The DSL standards define multiple transmission rates, including 12 Mbps
downstream and 1.8 Mbps upstream, and 55 Mbps downstream and 15 Mbps
upstream. Because the downstream and upstream rates are different, the
access is said to be asymmetric.

The maximum rate is also limited by the distance between the home and
the CO, the gauge of the twisted-pair line and the degree of electrical
interference

While DSL makes use of the telco's existing local telephone
infrastructure, cable Internet access makes use of the cable television
company's existing cable television infrastructure

( A residence obtains cable Internet access from the same company that
provides its cable television)

One important characteristic of cable Internet access is that it is a
shared broadcast medium. In particular, every packet sent by the head
end travels downstream on every link to every home and every packet sent
by a home travels on the upstream channel to the head end.

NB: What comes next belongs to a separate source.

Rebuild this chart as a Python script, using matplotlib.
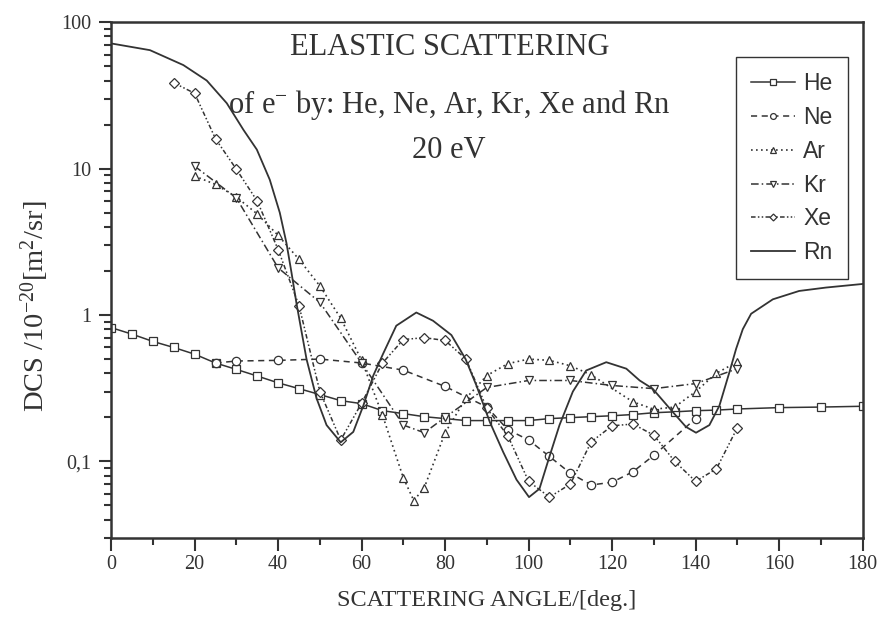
import matplotlib
matplotlib.use("Agg")
import matplotlib.pyplot as plt
from matplotlib.ticker import FixedLocator, FixedFormatter, LogLocator, NullFormatter, MultipleLocator

# angles in degrees, DCS in 1e-20 m^2/sr
he_angle = [0, 5, 10, 15, 20, 25, 30, 35, 40, 45, 50, 55, 60, 65, 70, 75, 80, 85, 90,
            95, 100, 105, 110, 115, 120, 125, 130, 135, 140, 145, 150, 160, 170, 180]
he_dcs = [0.82, 0.74, 0.66, 0.60, 0.54, 0.47, 0.425, 0.383, 0.344, 0.314, 0.286, 0.26,
          0.248, 0.222, 0.212, 0.202, 0.196, 0.19, 0.19, 0.19, 0.19, 0.196, 0.199, 0.202,
          0.205, 0.209, 0.215, 0.218, 0.222, 0.224, 0.228, 0.233, 0.235, 0.238]

ne_angle = [25, 30, 40, 50, 60, 70, 80, 90, 95, 100, 105, 110, 115, 120, 125, 130, 140]
ne_dcs = [0.47, 0.485, 0.49, 0.50, 0.47, 0.42, 0.325, 0.235, 0.165, 0.14, 0.108, 0.083,
          0.069, 0.072, 0.085, 0.11, 0.196]

ar_angle = [20, 25, 30, 35, 40, 45, 50, 55, 60, 65, 70, 72.5, 75, 80, 85, 90, 95, 100,
            105, 110, 115, 125, 130, 135, 140, 145, 150]
ar_dcs = [8.9, 7.8, 6.4, 4.9, 3.5, 2.4, 1.58, 0.95, 0.49, 0.207, 0.077, 0.054, 0.066,
          0.157, 0.27, 0.386, 0.465, 0.50, 0.49, 0.45, 0.39, 0.255, 0.227, 0.235, 0.30,
          0.40, 0.48]

kr_angle = [20, 30, 40, 50, 60, 70, 75, 80, 90, 100, 110, 120, 130, 140, 150]
kr_dcs = [10.4, 6.3, 2.1, 1.22, 0.47, 0.177, 0.157, 0.20, 0.32, 0.357, 0.357, 0.33,
          0.314, 0.34, 0.43]

xe_angle = [15, 20, 25, 30, 35, 40, 45, 50, 55, 60, 65, 70, 75, 80, 85, 90, 95, 100,
            105, 110, 115, 120, 125, 130, 135, 140, 145, 150]
xe_dcs = [38.6, 32.7, 16.0, 9.9, 6.0, 2.8, 1.16, 0.30, 0.14, 0.25, 0.47, 0.68, 0.70,
          0.67, 0.50, 0.23, 0.15, 0.073, 0.057, 0.070, 0.136, 0.175, 0.18, 0.151, 0.10,
          0.073, 0.089, 0.17]

rn_angle = [0, 9.3, 17.3, 22.9, 27.7, 31.7, 34.9, 38, 40.4, 42, 43.2, 44.4, 46.8, 49.2,
            51.6, 55, 58, 60.4, 62.8, 65.1, 68.3, 73.1, 77.1, 81.5, 84.9, 87.5, 90.7,
            93.9, 97.1, 100.1, 102.6, 105, 107.4, 110.6, 113.8, 118.6, 123.4, 126.6,
            129.7, 134.5, 137.7, 140.1, 143.3, 145.7, 148.1, 149.7, 151.3, 153.3, 158.5,
            164.8, 171.2, 180]
rn_dcs = [71.7, 64.5, 51, 40, 28, 18.4, 13.5, 8.4, 5.0, 3.1, 1.95, 1.2, 0.50, 0.27,
          0.177, 0.135, 0.159, 0.24, 0.386, 0.54, 0.845, 1.04, 0.914, 0.73, 0.50, 0.33,
          0.186, 0.116, 0.075, 0.057, 0.065, 0.108, 0.177, 0.30, 0.418, 0.476, 0.43,
          0.357, 0.314, 0.218, 0.172, 0.157, 0.177, 0.24, 0.407, 0.587, 0.80, 1.02, 1.28,
          1.46, 1.54, 1.63]

y_ticks = [0.1, 1, 10, 100]
y_tick_labels = ["0,1", "1", "10", "100"]

SERIF = "Liberation Serif"
SANS = "Liberation Sans"
INK = "#333333"

plt.rcParams["font.family"] = SERIF
plt.rcParams["mathtext.fontset"] = "custom"
plt.rcParams["mathtext.rm"] = SERIF
plt.rcParams["mathtext.it"] = SERIF + ":italic"

fig = plt.figure(figsize=(8.82, 6.19), dpi=100)
ax = fig.add_axes([0.126, 0.131, 0.852, 0.833])

mk = dict(markerfacecolor="white", markeredgecolor=INK, markeredgewidth=0.9, color=INK)
ax.plot(he_angle, he_dcs, "-", marker="s", markersize=5.5, lw=1.1, label="He", **mk)
ax.plot(ne_angle, ne_dcs, marker="o", markersize=6, lw=1.1, dashes=(4, 3), label="Ne", **mk)
ax.plot(ar_angle, ar_dcs, marker="^", markersize=6, lw=1.2, dashes=(1, 2), label="Ar", **mk)
ax.plot(kr_angle, kr_dcs, marker="v", markersize=6, lw=1.1, dashes=(5, 2, 1, 2), label="Kr", **mk)
ax.plot(xe_angle, xe_dcs, marker="D", markersize=5, lw=1.1,
        dashes=(3, 1.5, 1, 1.5, 1, 1.5), label="Xe", **mk)
ax.plot(rn_angle, rn_dcs, "-", color=INK, lw=1.3, label="Rn")

ax.set_yscale("log")
ax.set_xlim(0, 180)
ax.set_ylim(0.03, 100)

ax.xaxis.set_major_locator(MultipleLocator(20))
ax.xaxis.set_minor_locator(MultipleLocator(10))
ax.yaxis.set_major_locator(FixedLocator(y_ticks))
ax.yaxis.set_major_formatter(FixedFormatter(y_tick_labels))
ax.yaxis.set_minor_locator(LogLocator(base=10, subs=range(2, 10)))
ax.yaxis.set_minor_formatter(NullFormatter())

ax.tick_params(which="major", direction="out", length=9, width=1.5, colors=INK,
               labelsize=14.5, labelcolor=INK)
ax.tick_params(axis="y", which="major", pad=5)
ax.tick_params(axis="x", which="major", pad=3)
ax.tick_params(which="minor", direction="out", length=5, width=1.5, colors=INK)
ax.tick_params(top=False, right=False, which="both")
for s in ax.spines.values():
    s.set_linewidth(1.8)
    s.set_color(INK)

ax.set_xlabel("SCATTERING ANGLE/[deg.]", fontsize=17.5, color=INK, labelpad=12)
ax.set_ylabel("DCS /10$^{\\mathrm{-20}}$[m$^{\\mathrm{2}}$/sr]", fontsize=20.5, color=INK)
ax.yaxis.set_label_coords(-0.08, 0.45)

ax.text(0.45, 0.951, "ELASTIC SCATTERING", transform=ax.transAxes, ha="center",
        va="center", fontsize=22, color=INK)
ax.text(0.45, 0.839, "of e$^{\\mathrm{-}}$ by: He, Ne, Ar, Kr, Xe and Rn",
        transform=ax.transAxes, ha="center", va="center", fontsize=22, color=INK)
ax.text(0.45, 0.752, "20 eV", transform=ax.transAxes, ha="center", va="center",
        fontsize=22, color=INK)

leg = ax.legend(loc="upper right", bbox_to_anchor=(0.98, 0.932), borderaxespad=0,
                prop={"family": SANS, "size": 16.5}, numpoints=1, markerscale=0.7,
                handlelength=1.95, handletextpad=0.35, labelspacing=0.47,
                borderpad=0.65, fancybox=False, framealpha=1, edgecolor=INK)
leg.get_frame().set_linewidth(1.0)
for t in leg.get_texts():
    t.set_color(INK)

fig.savefig("out.png", dpi=100)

For this reason, if several users are simultaneously downloading a video
file e on the downstream channel, the actual rate at which each user
receives its video file will be significantly lower than the aggregate
cable downstream rate.

Because the upstream channel is also shared, a distributed multiple
access protocol is needed to coordinate transmissions and avoid
collisions.

An up-and-coming technology that provides even higher speeds is fiber to
the home (FTTH)

as the name suggests, the FTTH concept is simple---provide an optical
fiber path from the CO directly to the home.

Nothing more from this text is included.